Sunday, February 12, 2006

SONY Does Bad Things

I've never been a big fan of SONY or its products. I got a SONY stereo for Christmas one year: it broke within six months. I was unduly influenced by a sale at Circuit City and bought a SONY discman: it conked out in about 9 months.

Then I moved to Japan and had similar problems with a SONY Vaio desktop computer that I bought back in 2003. My students let me in on a little colloquial expression around here, 'SONY-time', which means "the tendency to break down two or three times a year".

My experiences with SONY's products were never that bad, but I've made sure to avoid their stuff at all costs. I will happily pay a bit more for a SONY competitor, although the opposite seems to be necessary here in Tokyo, Japan.

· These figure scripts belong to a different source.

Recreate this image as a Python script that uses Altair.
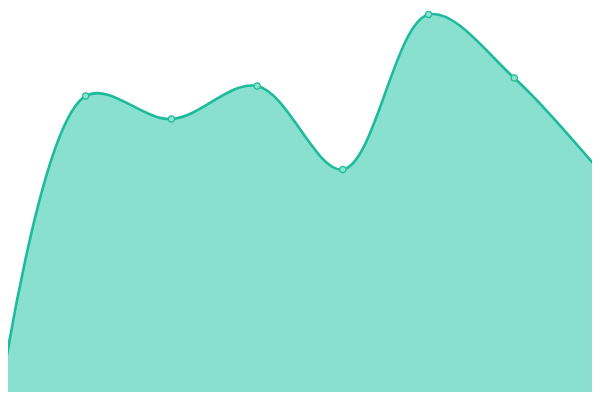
import altair as alt
import pandas as pd

idx = [0, 1, 2, 3, 4, 5, 6, 7]
values = [1, 304, 281, 314, 230.5, 385.5, 322, 228.5]

df = pd.DataFrame({"i": idx, "v": values})

step = 600 / 7
x = alt.X("i:Q", scale=alt.Scale(domain=[8 / step, 592 / step], nice=False, zero=False), axis=None)
y = alt.Y("v:Q", scale=alt.Scale(domain=[8, 392], nice=False, zero=False), axis=None)

base = alt.Chart(df).encode(x=x, y=y)

area = base.mark_area(interpolate="catmull-rom", color="#89e0cf", clip=True)
line = base.mark_line(interpolate="catmull-rom", color="#1dbb9b", strokeWidth=2.6, clip=True)
pts = base.mark_point(filled=True, fill="#8de2d1", stroke="#1dbb9b", strokeWidth=1.2, size=40, opacity=1, clip=True)

chart = (area + line + pts).properties(
    width=584, height=384, padding=0, autosize=alt.AutoSizeParams(type="none")
).configure_view(stroke=None)

chart.save("out.html", embed_options={"renderer": "svg", "actions": False})
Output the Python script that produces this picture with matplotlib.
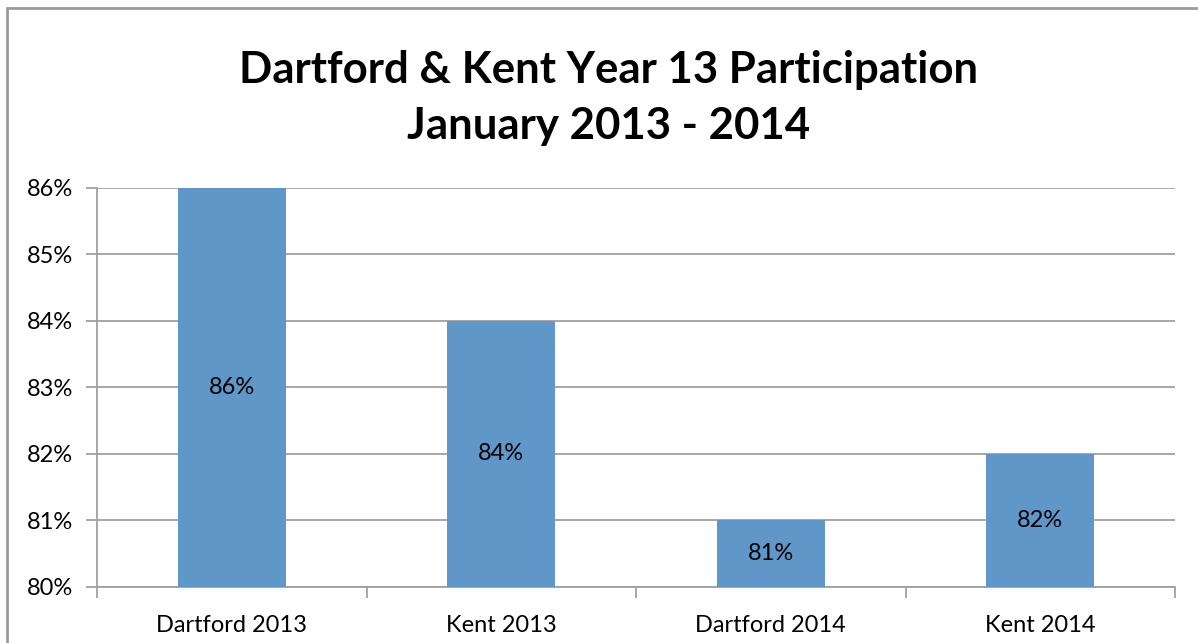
import matplotlib.pyplot as plt
from matplotlib.patches import Rectangle

categories = ['Dartford 2013', 'Kent 2013', 'Dartford 2014', 'Kent 2014']
values = [86, 84, 81, 82]
yticks = [80, 81, 82, 83, 84, 85, 86]

plt.rcParams['font.family'] = ['Lato', 'DejaVu Sans']

W, H = 1198, 643
fig = plt.figure(figsize=(W / 100, H / 100), dpi=100)
ax = fig.add_axes([97 / W, 1 - 587 / H, (1175 - 97) / W, (587 - 188) / H])

grey = '#a0a0a0'
x = list(range(len(categories)))
ax.bar(x, values, width=0.4, color='#6097c9', zorder=3)
for xi, v in zip(x, values):
    ax.text(xi, (80 + v) / 2, f'{v}%', ha='center', va='center', fontsize=17, zorder=4)

ax.set_ylim(80, 86)
ax.set_xlim(-0.5, len(categories) - 0.5)
ax.set_yticks(yticks)
ax.set_yticklabels([f'{t}%' for t in yticks], fontsize=17)
ax.yaxis.grid(True, color=grey, linewidth=1.3, zorder=0)

ax.set_xticks(x)
ax.set_xticklabels(categories, fontsize=17)
ax.tick_params(axis='x', length=0, pad=20)
ax.set_xticks([i - 0.5 for i in range(len(categories) + 1)], minor=True)
ax.tick_params(axis='x', which='minor', length=8, color=grey, width=1.3)
ax.tick_params(axis='y', length=8, color=grey, width=1.3, pad=9)

for s in ['top', 'right']:
    ax.spines[s].set_visible(False)
for s in ['left', 'bottom']:
    ax.spines[s].set_color(grey)
    ax.spines[s].set_linewidth(1.3)

fig.text(0.508, 1 - 98 / H, 'Dartford & Kent Year 13 Participation\nJanuary 2013 - 2014',
         ha='center', va='center', fontsize=31.5, fontweight='bold', linespacing=1.5)

fig.patches.append(Rectangle((7 / W, -0.01), 1.1, 1 - 8 / H + 0.01, transform=fig.transFigure,
                             fill=False, edgecolor='#9a9a9a', linewidth=2))

fig.savefig('out.png', dpi=100)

SONY products are usually more expensive than their competitors products in this town. Why? Excellent question. I suspect that it's because the people over here have been buying SONY incessantly since the late 70's. They also happen to be accustomed to paying top yen for things, so there's little reason for SONY to break the trend.

What has pushed me over the edge now is the crap that SONY has been packing with its CD's. If you weren't awake for the uproar last year caused by the copyright protection software SONY uses, head on over to this article by J. Alex Halderman for some background information.

Here is my boiled-down version of the situation: I tried to listen to Z, an album by My Morning Jacket. Oops. Due to the fact that I am like the vast majority of computer users (i.e. I am stupid and run my computer in administrator mode), my computer automatically ran and installed a number of copy-protection files on my hard drive. Sounds normal, right?

Wrong. The little window asking for my consent didn't show up until after about a dozen files were loaded on my computer. And here's the fun part! Despite assurances to the contrary, you can't uninstall these files, and they tend to act a lot like spyware. Furthermore, some of the cloaking software (which is worse than it sounds) used by SONY was proving to be pretty effective cover for viruses written by some of the more computer-savvy among us. And wouldn't you know it, the software also manages to garble music from SONY-produced CD's that you may be trying to play on your iPod (or in iTunes).

After two and a half hours of reading and researching, I was able to uninstall the files completely (I think). There is currently a mammoth-sized Class Action Lawsuit going down in the states. If you would like to opt out, you should do so soon. Everyone else has until the end of the year (12.31.06) to file for compensation under the Class Action suit. Compensation maxes out at a few free digital albums which is not very helpful if (like me) you're not a big Mariah Carey fan. I think they have around 175 titles to choose from. I haven't seen the list.

I have no problem with companies attempting to protect their intellectual property rights, and those of the artists signed with said companies. However, SONY installed files that report information about my system and possessions back to its partners without my permission. In addition to breaking the law, SONY has hereby earned itself several more years without any of my money. And to think that I was this close to buying a new SONY Ericsson cell phone!